──────── Data provided

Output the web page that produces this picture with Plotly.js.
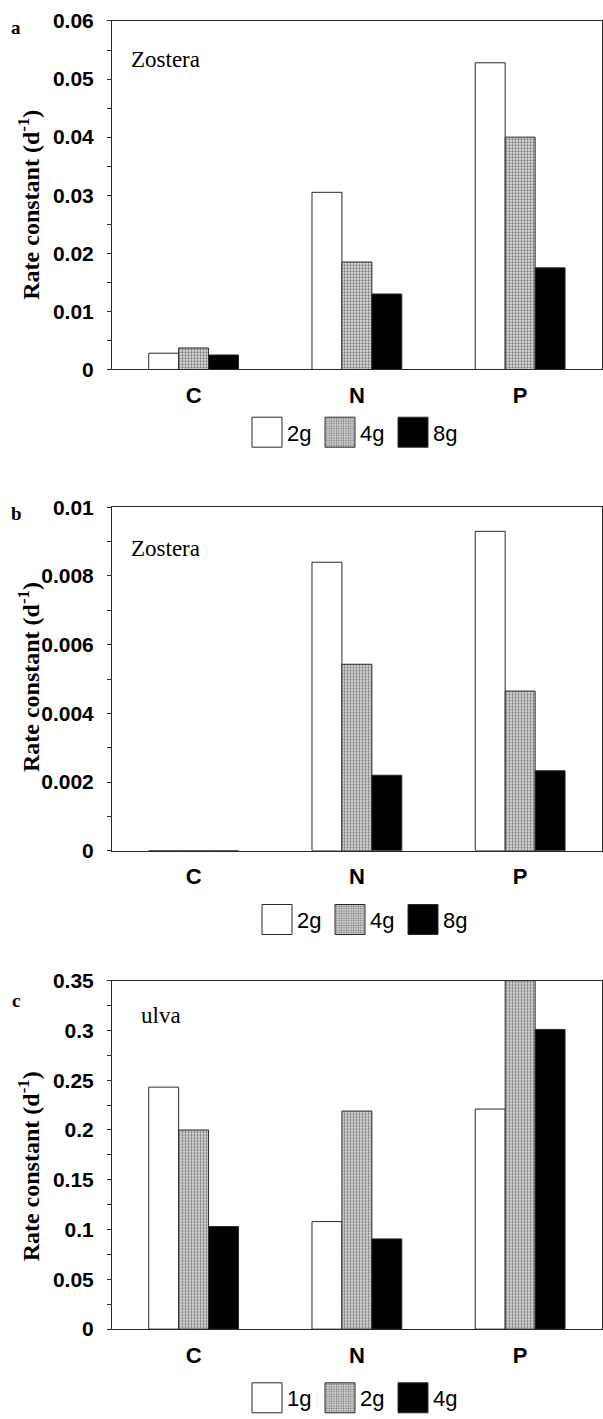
<!DOCTYPE html>
<html>
<head>
<meta charset="utf-8">
<script src="https://cdn.plot.ly/plotly-3.0.1.min.js"></script>
<style>html,body{margin:0;padding:0;background:#fff;}#chart{width:603px;height:1419px;}</style>
</head>
<body>
<div id="chart"></div>
<script>
// ---- data ----
const categories = ['C', 'N', 'P'];

const panelA_names = ['2g', '4g', '8g'];
const panelA_2g = [0.0028, 0.0305, 0.0528];
const panelA_4g = [0.0037, 0.0185, 0.0400];
const panelA_8g = [0.0025, 0.0130, 0.0175];
const panelA_ticks = [0, 0.01, 0.02, 0.03, 0.04, 0.05, 0.06];
const panelA_tickText = ['0', '0.01', '0.02', '0.03', '0.04', '0.05', '0.06'];

const panelB_names = ['2g', '4g', '8g'];
const panelB_2g = [0, 0.0084, 0.0093];
const panelB_4g = [0, 0.00543, 0.00465];
const panelB_8g = [0, 0.0022, 0.00233];
const panelB_ticks = [0, 0.002, 0.004, 0.006, 0.008, 0.01];
const panelB_tickText = ['0', '0.002', '0.004', '0.006', '0.008', '0.01'];

const panelC_names = ['1g', '2g', '4g'];
const panelC_1g = [0.243, 0.108, 0.221];
const panelC_2g = [0.200, 0.219, 0.350];
const panelC_4g = [0.103, 0.0906, 0.301];
const panelC_ticks = [0, 0.05, 0.1, 0.15, 0.2, 0.25, 0.3, 0.35];
const panelC_tickText = ['0', '0.05', '0.1', '0.15', '0.2', '0.25', '0.3', '0.35'];

const panelLetters = ['a', 'b', 'c'];
const panelLabels = ['Zostera', 'Zostera', 'ulva'];
const yTitle = 'Rate constant (d<sup>-1</sup>)';

// ---- styles ----
const W = 603, H = 1419;
const lineCol = '#2a2a2a';
const styles = [
  {color: '#ffffff'},
  {color: '#bdbdbd', pattern: {shape: '.', fgcolor: '#7a7a7a', bgcolor: '#e2e2e2', size: 3, solidity: 0.45}},
  {color: '#000000'}
];
const px = v => v / W;
const py = v => 1 - v / H;

const panels = [
  {series: [panelA_2g, panelA_4g, panelA_8g], names: panelA_names, ticks: panelA_ticks, tickText: panelA_tickText,
   range: [0, 0.06], minor: 0.005, top: 21, bottom: 370, legendY: 433},
  {series: [panelB_2g, panelB_4g, panelB_8g], names: panelB_names, ticks: panelB_ticks, tickText: panelB_tickText,
   range: [0, 0.01], minor: 0.001, top: 508, bottom: 852, legendY: 921},
  {series: [panelC_1g, panelC_2g, panelC_4g], names: panelC_names, ticks: panelC_ticks, tickText: panelC_tickText,
   range: [0, 0.35], minor: 0.025, top: 982, bottom: 1331, legendY: 1400}
];
const legendX = [252, 262, 252];
const labelX = [129, 129, 139];
const labelY = [60, 549, 1017];
const letterY = [28, 514, 1002];
const titleY = [205, 678, 1168];

const traces = [];
const layout = {
  width: W, height: H,
  margin: {l: 0, r: 0, t: 0, b: 0},
  paper_bgcolor: '#fff', plot_bgcolor: '#fff',
  barmode: 'group', bargap: 0.45, bargroupgap: 0,
  font: {family: 'Liberation Sans, Arial, sans-serif', color: '#000'},
  annotations: [],
  showlegend: true
};

panels.forEach((p, i) => {
  const sfx = i === 0 ? '' : String(i + 1);
  const legendKey = i === 0 ? 'legend' : 'legend' + (i + 1);
  p.series.forEach((vals, j) => {
    const m = {color: styles[j].color, line: {color: lineCol, width: 1}};
    if (styles[j].pattern) m.pattern = styles[j].pattern;
    traces.push({
      type: 'bar', x: categories, y: vals, name: p.names[j],
      xaxis: 'x' + sfx, yaxis: 'y' + sfx, legend: legendKey,
      marker: m, hoverinfo: 'skip'
    });
  });
  layout['xaxis' + sfx] = {
    domain: [0.1857, 0.998], anchor: 'y' + sfx,
    type: 'category', range: [-0.5, 2.5],
    showline: true, linecolor: lineCol, linewidth: 1, mirror: true,
    ticks: '', showgrid: false, zeroline: false,
    tickfont: {family: 'Liberation Sans, Arial, sans-serif', size: 22, weight: 'bold', color: '#000'},
    ticklabelstandoff: 6
  };
  layout['yaxis' + sfx] = {
    domain: [py(p.bottom), py(p.top)], anchor: 'x' + sfx,
    range: p.range, showline: true, linecolor: lineCol, linewidth: 1, mirror: true,
    showgrid: false, zeroline: false,
    tickmode: 'array', tickvals: p.ticks, ticktext: p.tickText,
    ticks: 'outside', ticklen: 4, tickcolor: lineCol,
    minor: {dtick: p.minor, ticks: 'outside', ticklen: 4, tickcolor: lineCol, showgrid: false},
    tickfont: {family: 'Liberation Sans, Arial, sans-serif', size: 21, weight: 'bold', color: '#000'},
    ticklabelstandoff: 9
  };
  layout[legendKey] = {
    orientation: 'h', x: px(legendX[i] - 5), xanchor: 'left', y: py(p.legendY), yanchor: 'middle',
    bgcolor: 'rgba(0,0,0,0)', borderwidth: 0,
    entrywidth: 28, entrywidthmode: 'pixels',
    font: {family: 'Liberation Sans, Arial, sans-serif', size: 22, color: '#000'},
    itemclick: false, itemdoubleclick: false
  };
  layout.annotations.push({
    xref: 'paper', yref: 'paper', x: px(29), y: py(titleY[i]), xanchor: 'center', yanchor: 'middle',
    text: '<b>' + yTitle + '</b>', textangle: -90, showarrow: false,
    font: {family: 'Liberation Serif, Times New Roman, serif', size: 24, color: '#000'}
  });
  layout.annotations.push({
    xref: 'paper', yref: 'paper', x: px(16), y: py(letterY[i]), xanchor: 'center', yanchor: 'middle',
    text: '<b>' + panelLetters[i] + '</b>', showarrow: false,
    font: {family: 'Liberation Serif, Times New Roman, serif', size: 19, color: '#000'}
  });
  layout.annotations.push({
    xref: 'paper', yref: 'paper', x: px(labelX[i]), y: py(labelY[i]), xanchor: 'left', yanchor: 'middle',
    text: panelLabels[i], showarrow: false,
    font: {family: 'Liberation Serif, Times New Roman, serif', size: 23, color: '#000'}
  });
});

Plotly.newPlot('chart', traces, layout, {staticPlot: true}).then(gd => {
  // enlarge legend swatches to match the reference's large key boxes
  gd.querySelectorAll('.legendpoints path').forEach(p => p.setAttribute('d', 'M15,15H-15V-15H15Z'));
  // drop empty placeholder text nodes (unused axis titles)
  gd.querySelectorAll('text').forEach(t => { if (!t.textContent.trim()) t.remove(); });
});
</script>
</body>
</html>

────────────────

» **Your goal**: Begin at the first line of the material and copy each line exactly through the one containing "const py = v => 1 - v / H;". Omit pictures.

» **Written response**:
Output the web page that produces this picture with Plotly.js.
<!DOCTYPE html>
<html>
<head>
<meta charset="utf-8">
<script src="https://cdn.plot.ly/plotly-3.0.1.min.js"></script>
<style>html,body{margin:0;padding:0;background:#fff;}#chart{width:603px;height:1419px;}</style>
</head>
<body>
<div id="chart"></div>
<script>
// ---- data ----
const categories = ['C', 'N', 'P'];

const panelA_names = ['2g', '4g', '8g'];
const panelA_2g = [0.0028, 0.0305, 0.0528];
const panelA_4g = [0.0037, 0.0185, 0.0400];
const panelA_8g = [0.0025, 0.0130, 0.0175];
const panelA_ticks = [0, 0.01, 0.02, 0.03, 0.04, 0.05, 0.06];
const panelA_tickText = ['0', '0.01', '0.02', '0.03', '0.04', '0.05', '0.06'];

const panelB_names = ['2g', '4g', '8g'];
const panelB_2g = [0, 0.0084, 0.0093];
const panelB_4g = [0, 0.00543, 0.00465];
const panelB_8g = [0, 0.0022, 0.00233];
const panelB_ticks = [0, 0.002, 0.004, 0.006, 0.008, 0.01];
const panelB_tickText = ['0', '0.002', '0.004', '0.006', '0.008', '0.01'];

const panelC_names = ['1g', '2g', '4g'];
const panelC_1g = [0.243, 0.108, 0.221];
const panelC_2g = [0.200, 0.219, 0.350];
const panelC_4g = [0.103, 0.0906, 0.301];
const panelC_ticks = [0, 0.05, 0.1, 0.15, 0.2, 0.25, 0.3, 0.35];
const panelC_tickText = ['0', '0.05', '0.1', '0.15', '0.2', '0.25', '0.3', '0.35'];

const panelLetters = ['a', 'b', 'c'];
const panelLabels = ['Zostera', 'Zostera', 'ulva'];
const yTitle = 'Rate constant (d<sup>-1</sup>)';

// ---- styles ----
const W = 603, H = 1419;
const lineCol = '#2a2a2a';
const styles = [
  {color: '#ffffff'},
  {color: '#bdbdbd', pattern: {shape: '.', fgcolor: '#7a7a7a', bgcolor: '#e2e2e2', size: 3, solidity: 0.45}},
  {color: '#000000'}
];
const px = v => v / W;
const py = v => 1 - v / H;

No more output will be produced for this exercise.